Canada’s boreal, the world’s largest intact forest and on-land carbon storehouse, contains more unfrozen freshwater than any other ecosystem, says a new report from Pew Environment Group.
A Forest of Blue: Canada’s Boreal Forest, the World’s Waterkeeper compiles decades of research and finds that the boreal forests
- Contain 25 per cent of the planet’s wetlands, millions of pristine lakes, and thousands of free-flowing rivers, totaling more than 197 million acres of surface freshwater;
- Provide an estimated $700 billion value annually as a buffer against climate change and food and water shortages;
- Offer the last refuges for many of the world’s sea-run migratory fish, including half of the remaining populations of North American Atlantic salmon.

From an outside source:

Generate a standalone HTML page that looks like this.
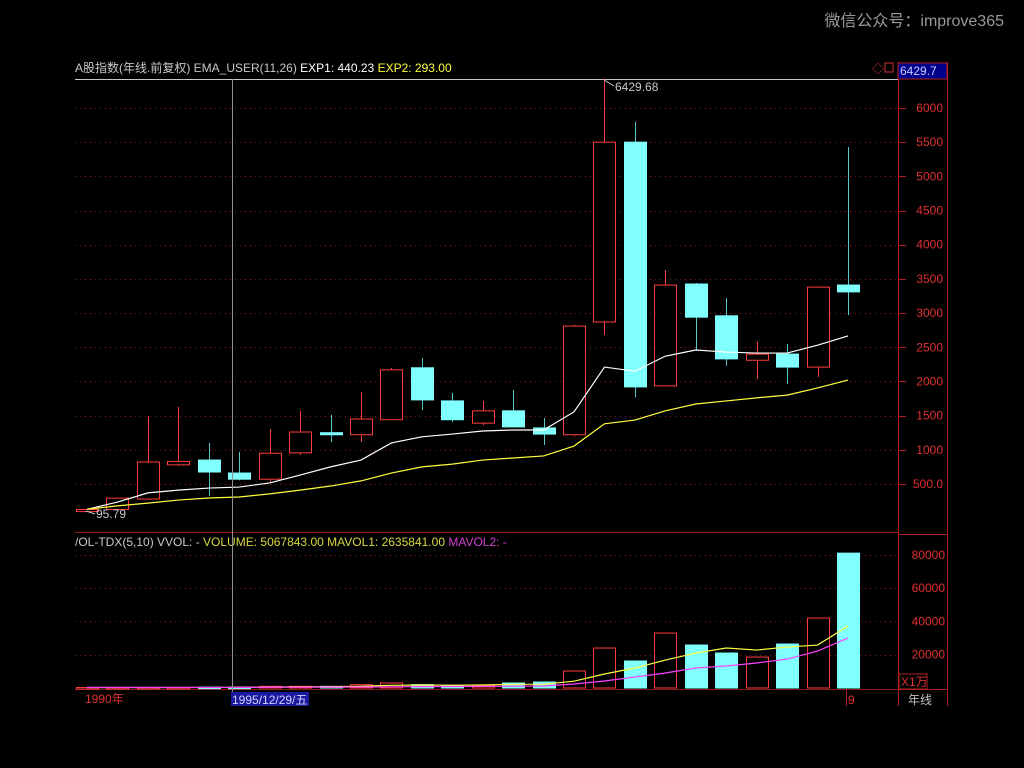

- Maintain freshwater flows critical to forming Arctic sea ice, which cools the atmosphere and supports marine life, from sea algae to polar bears; and,
- Store more than 400 trillion pounds of carbon in lakes and river delta sediment, peatlands and wetlands—more than any other terrestrial source in the world.
“The world needs to move quickly to preserve precious water resources,” said University of Alberta’s David Schindler, a member of the International Boreal Conservation Science Panel (IBCSP), which reviewed the report. “Enacting sound conservation policy to protect Canada’s free-flowing waters and wetlands in the boreal is not just a local issue; it is one of global importance.”
The report highlights industrial activities and global demand for resources as major impacts on boreal forests. It concludes that governments should protect entire river, lake and wetland ecosystems by preserving intact 50 per cent of Canada’s boreal forest requiring sustainable practices for industrial activities taking place in the remaining areas.
“In conservation, so much of the discussion is centered on scarcity and loss,” said Dr. Stuart Pimm, Doris Duke Chair of Conservation Ecology at Duke University and IBCSP member. “Canada has an extraordinary opportunity that does not exist anywhere else in the world to keep its aquatic ecosystems intact and to create a positive ripple effect on the land, animals, birds and people who depend on these resources.”